Unlike exclusively digital products, Gocap has constraints around iteration. Practically, manufacturing molds are expensive and time-consuming to revise, and since Gocap is a device intended to track important health data, each version of the product must be validated in a human factors study.

Collaborating early with hundreds of prospective users across a variety of user experience research studies let users dictate the product they actually needed and wanted, and solved for both health and business risks.

Working with a diverse user population uncovered novel needs that are often ignored. Over a third of prospective users had never owned a smartphone.

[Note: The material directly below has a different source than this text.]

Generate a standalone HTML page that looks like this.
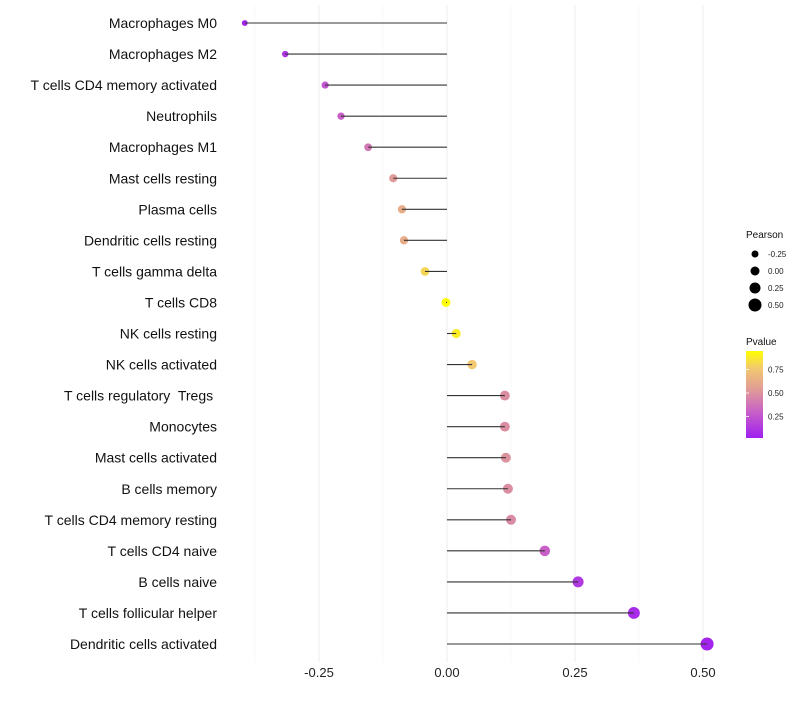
<!DOCTYPE html>
<html><head><meta charset="utf-8"><style>
body{margin:0;background:#fff;}
svg text{font-family:"Liberation Sans",sans-serif;white-space:pre;}
</style></head><body>
<svg id="c" width="800" height="700" xmlns="http://www.w3.org/2000/svg">
<defs><linearGradient id="pg" x1="0" y1="1" x2="0" y2="0">
<stop offset="0" stop-color="#a020f0"/><stop offset="0.3" stop-color="#c860c8"/><stop offset="0.55" stop-color="#e09a98"/><stop offset="0.8" stop-color="#f2c870"/><stop offset="1" stop-color="#ffff00"/></linearGradient></defs>
<g id="grid"></g><g id="marks"></g><g id="labels"></g><g id="legend"></g>
</svg>
<script>
const categories=["Macrophages M0","Macrophages M2","T cells CD4 memory activated","Neutrophils","Macrophages M1","Mast cells resting","Plasma cells","Dendritic cells resting","T cells gamma delta","T cells CD8","NK cells resting","NK cells activated","T cells regulatory  Tregs ","Monocytes","Mast cells activated","B cells memory","T cells CD4 memory resting","T cells CD4 naive","B cells naive","T cells follicular helper","Dendritic cells activated"];
const pearson=[-0.395,-0.316,-0.238,-0.207,-0.154,-0.105,-0.088,-0.084,-0.043,-0.002,0.018,0.049,0.113,0.113,0.115,0.119,0.125,0.191,0.256,0.365,0.508];
const pvalue=[0.02,0.1,0.25,0.3,0.4,0.55,0.65,0.65,0.85,0.99,0.93,0.8,0.5,0.5,0.52,0.5,0.48,0.3,0.12,0.05,0.02];
const xTicks=[-0.25,0,0.25,0.5];
const xTickLabels=["-0.25","0.00","0.25","0.50"];
const sizeBreaks=[-0.25,0,0.25,0.5];
const sizeLabels=["-0.25","0.00","0.25","0.50"];
const pBreaks=[0.25,0.5,0.75];
const pLabels=["0.25","0.50","0.75"];
const NS="http://www.w3.org/2000/svg";
const x=v=>447+v*512;
const y=i=>23+i*31.05;
const r=v=>Math.max(1.5,4.5+4*v);
function col(p){const s=[[0,[160,32,240]],[0.3,[200,96,200]],[0.55,[224,154,152]],[0.8,[242,200,112]],[1,[255,255,0]]];
for(let k=1;k<s.length;k++){if(p<=s[k][0]){const t=(p-s[k-1][0])/(s[k][0]-s[k-1][0]);const a=s[k-1][1],b=s[k][1];return `rgb(${a.map((c,j)=>Math.round(c+(b[j]-c)*t)).join(',')})`;}}return 'rgb(255,255,0)';}
function mk(tag,at,parent,txt){const e=document.createElementNS(NS,tag);for(const k in at)e.setAttribute(k,at[k]);if(txt!==undefined)e.textContent=txt;document.getElementById(parent).appendChild(e);return e;}
[-0.375,-0.125,0.125,0.375].forEach(v=>{const g=mk('line',{x1:x(v),x2:x(v),y1:5,y2:662,stroke:'#f5f5f5','stroke-width':0.6},'grid');

});
xTicks.forEach((v,i)=>{const g=mk('line',{x1:x(v),x2:x(v),y1:5,y2:662,stroke:'#eeeeee','stroke-width':1},'grid');


const t=mk('text',{x:x(v),y:677,'text-anchor':'middle','font-size':13,fill:'#222'},'labels',xTickLabels[i]);

});
categories.forEach((c,i)=>{const t=mk('text',{x:217,y:y(i)+5,'text-anchor':'end','font-size':14,fill:'#111'},'labels',c);


const d=mk('circle',{cx:x(pearson[i]),cy:y(i),r:r(pearson[i]),fill:col(pvalue[i])},'marks');


const l=mk('line',{x1:x(0),x2:x(pearson[i]),y1:y(i),y2:y(i),stroke:'#333','stroke-width':1.1},'marks');

});
let t=mk('text',{x:746,y:238,'font-size':10,fill:'#111'},'legend','Pearson');


sizeBreaks.forEach((v,i)=>{const cy=254+i*17;
const c=mk('circle',{cx:755,cy:cy,r:r(v),fill:'#000'},'legend');


const tt=mk('text',{x:768,y:cy+3,'font-size':8,fill:'#222'},'legend',sizeLabels[i]);

});
t=mk('text',{x:746,y:345,'font-size':10,fill:'#111'},'legend','Pvalue');


const bar=mk('rect',{x:746,y:351,width:17,height:87,fill:'url(#pg)'},'legend');


const py=p=>440-p*94;
pBreaks.forEach((p,i)=>{const tt=mk('text',{x:768,y:py(p)+3,'font-size':8,fill:'#222'},'legend',pLabels[i]);


const tk=mk('line',{x1:746,x2:749,y1:py(p),y2:py(p),stroke:'#fff','stroke-width':0.8},'legend');

});
</script>
</body></html>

These users weren't familiar with the digital design paradigms and semiotics we've become accustomed to over decades, like gestural interaction and basic iconography. Typical design strategies for affordance wouldn't work here.

The app needed a novel approach to interaction design, one based on a new set of core principles:

  1. No navigational UI.
  2. One screen, one action.
    The app simply shows you what you need to see at the appropriate time.
  3. Zero reliance on iconography. All labels and buttons are text.
  4. Use color to create a sense of category and place.

This resulted in many permutations of screens, and an adaptive app that showed users only the exact information they needed at any given moment, even through up to twelve months of contextual education and engagement.

Products intended to improve health or carry sensitive data are often burdened by a lack of empathetic design. Design control systems in this space are usually good at mitigating risk, they often fail at producing experiences that people actually want to use. This, too, is the responsibility of design, and is directly tied to outcomes. If people use a product because they want to — not just because they have to — the product's efficacy and impact are much greater.